#### What you will do
Extract the text of each entry below exactly, leaving every image behind.

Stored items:
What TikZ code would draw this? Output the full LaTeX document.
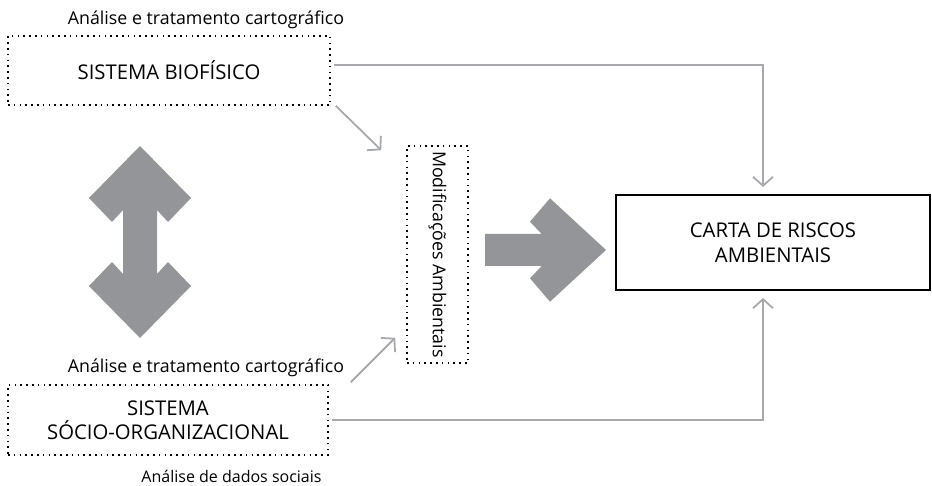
\documentclass[tikz,border=0pt]{standalone}
\usepackage{fontspec}
\setmainfont{Open Sans}
\usetikzlibrary{arrows.meta}
\definecolor{bigarrow}{HTML}{939598}
\definecolor{conncol}{HTML}{A7A9AC}
\tikzset{
  dotbox/.style={draw=black, line width=1.6pt, dash pattern=on 1.6pt off 4.2pt, rectangle, inner sep=0pt},
  mainbox/.style={draw=black, line width=2pt, rectangle, inner sep=0pt},
  bigtext/.style={font=\fontsize{20.3}{24.5}\selectfont, align=center, inner sep=0pt},
  smalltext/.style={font=\fontsize{17.8}{20}\selectfont, inner sep=0pt},
  smallertext/.style={font=\fontsize{16}{20}\selectfont, inner sep=0pt},
  conn/.style={draw=conncol, line width=1.8pt, -{Straight Barb[length=9pt,width=20pt,line width=1.8pt]}},
  fatarrow/.style={fill=bigarrow, draw=none}
}
\begin{document}
\begin{tikzpicture}[x=1pt,y=-1pt]
\useasboundingbox (0,0) rectangle (932,486);
% boxes
\node[dotbox, minimum width=322pt, minimum height=69pt] (bio) at (169,70.5) {};
\node[bigtext] (biot) at (bio.center) {SISTEMA BIOFÍSICO};
\node[dotbox, minimum width=320pt, minimum height=70pt] (socio) at (168,420) {};
\node[bigtext] (sociot) at (socio.center) {SISTEMA\\SÓCIO-ORGANIZACIONAL};
\node[dotbox, minimum width=61pt, minimum height=217pt] (mod) at (437.5,254.5) {};
\node[smalltext, rotate=-90] (modt) at (mod.center) {Modificações Ambientais};
\node[mainbox, minimum width=314pt, minimum height=95pt] (carta) at (773,242.5) {};
\node[bigtext] (cartat) at (carta.center) {CARTA DE RISCOS\\AMBIENTAIS};
% labels
\node[smalltext, anchor=base] (l1) at (206,25) {Análise e tratamento cartográfico};
\node[smalltext, anchor=base] (l2) at (206,372) {Análise e tratamento cartográfico};
\node[smallertext, anchor=base] (l3) at (231.5,482) {Análise de dados sociais};
% big arrows
\fill[fatarrow] (485,234) -- (541.7,234) -- (530,221.7) -- (550,198.3) -- (606,250)
  -- (550,301.7) -- (530,278.3) -- (541.7,266) -- (485,266) -- cycle;
\fill[fatarrow] (140,146) -- (191,198) -- (168,222) -- (157,210) -- (157,274)
  -- (168,262) -- (191,286) -- (140,338) -- (89,286) -- (112,262) -- (123,274)
  -- (123,210) -- (112,222) -- (89,198) -- cycle;
% connectors
\draw[conn, shorten >=7pt] ([yshift=5.5pt,xshift=3pt]bio.east) -| ([xshift=-10pt]carta.north);
\draw[conn, shorten >=7pt] ([xshift=3pt]socio.east) -| ([xshift=-10pt]carta.south);
\draw[conn] ([shift={(5,0)}]bio.south east) -- ([shift={(-25,5)}]mod.north west);
\draw[conn] ([shift={(22,-2)}]socio.north east) -- ([shift={(-11,-26)}]mod.south west);
\end{tikzpicture}
\end{document}
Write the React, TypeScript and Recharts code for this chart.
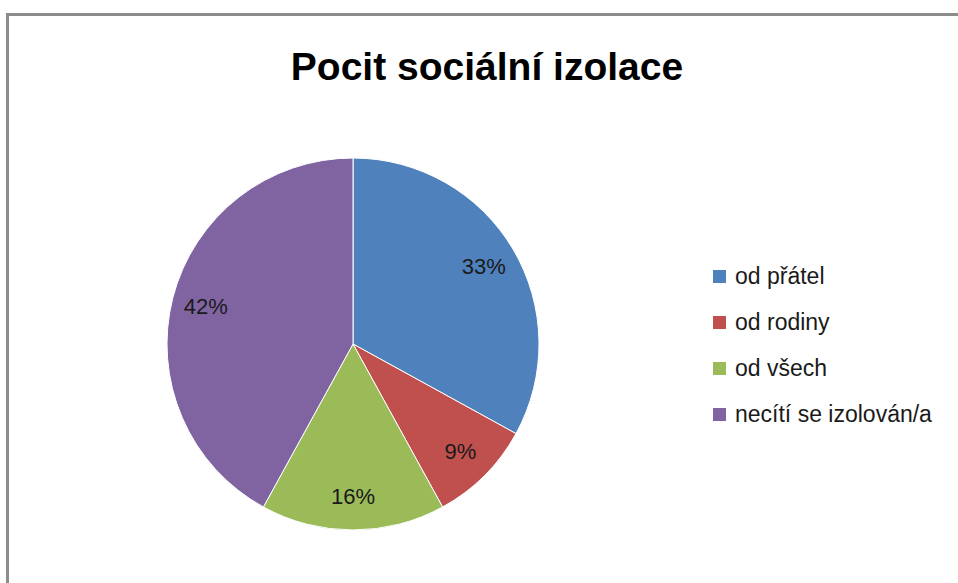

#### Result of the task
What TikZ code would draw this? Output the full LaTeX document.
\documentclass[tikz,border=0pt]{standalone}
\usepackage{fontspec}
\setmainfont{Open Sans}
\usetikzlibrary{arrows.meta}
\definecolor{bigarrow}{HTML}{939598}
\definecolor{conncol}{HTML}{A7A9AC}
\tikzset{
  dotbox/.style={draw=black, line width=1.6pt, dash pattern=on 1.6pt off 4.2pt, rectangle, inner sep=0pt},
  mainbox/.style={draw=black, line width=2pt, rectangle, inner sep=0pt},
  bigtext/.style={font=\fontsize{20.3}{24.5}\selectfont, align=center, inner sep=0pt},
  smalltext/.style={font=\fontsize{17.8}{20}\selectfont, inner sep=0pt},
  smallertext/.style={font=\fontsize{16}{20}\selectfont, inner sep=0pt},
  conn/.style={draw=conncol, line width=1.8pt, -{Straight Barb[length=9pt,width=20pt,line width=1.8pt]}},
  fatarrow/.style={fill=bigarrow, draw=none}
}
\begin{document}
\begin{tikzpicture}[x=1pt,y=-1pt]
\useasboundingbox (0,0) rectangle (932,486);
% boxes
\node[dotbox, minimum width=322pt, minimum height=69pt] (bio) at (169,70.5) {};
\node[bigtext] (biot) at (bio.center) {SISTEMA BIOFÍSICO};
\node[dotbox, minimum width=320pt, minimum height=70pt] (socio) at (168,420) {};
\node[bigtext] (sociot) at (socio.center) {SISTEMA\\SÓCIO-ORGANIZACIONAL};
\node[dotbox, minimum width=61pt, minimum height=217pt] (mod) at (437.5,254.5) {};
\node[smalltext, rotate=-90] (modt) at (mod.center) {Modificações Ambientais};
\node[mainbox, minimum width=314pt, minimum height=95pt] (carta) at (773,242.5) {};
\node[bigtext] (cartat) at (carta.center) {CARTA DE RISCOS\\AMBIENTAIS};
% labels
\node[smalltext, anchor=base] (l1) at (206,25) {Análise e tratamento cartográfico};
\node[smalltext, anchor=base] (l2) at (206,372) {Análise e tratamento cartográfico};
\node[smallertext, anchor=base] (l3) at (231.5,482) {Análise de dados sociais};
% big arrows
\fill[fatarrow] (485,234) -- (541.7,234) -- (530,221.7) -- (550,198.3) -- (606,250)
  -- (550,301.7) -- (530,278.3) -- (541.7,266) -- (485,266) -- cycle;
\fill[fatarrow] (140,146) -- (191,198) -- (168,222) -- (157,210) -- (157,274)
  -- (168,262) -- (191,286) -- (140,338) -- (89,286) -- (112,262) -- (123,274)
  -- (123,210) -- (112,222) -- (89,198) -- cycle;
% connectors
\draw[conn, shorten >=7pt] ([yshift=5.5pt,xshift=3pt]bio.east) -| ([xshift=-10pt]carta.north);
\draw[conn, shorten >=7pt] ([xshift=3pt]socio.east) -| ([xshift=-10pt]carta.south);
\draw[conn] ([shift={(5,0)}]bio.south east) -- ([shift={(-25,5)}]mod.north west);
\draw[conn] ([shift={(22,-2)}]socio.north east) -- ([shift={(-11,-26)}]mod.south west);
\end{tikzpicture}
\end{document}
Write the React, TypeScript and Recharts code for this chart.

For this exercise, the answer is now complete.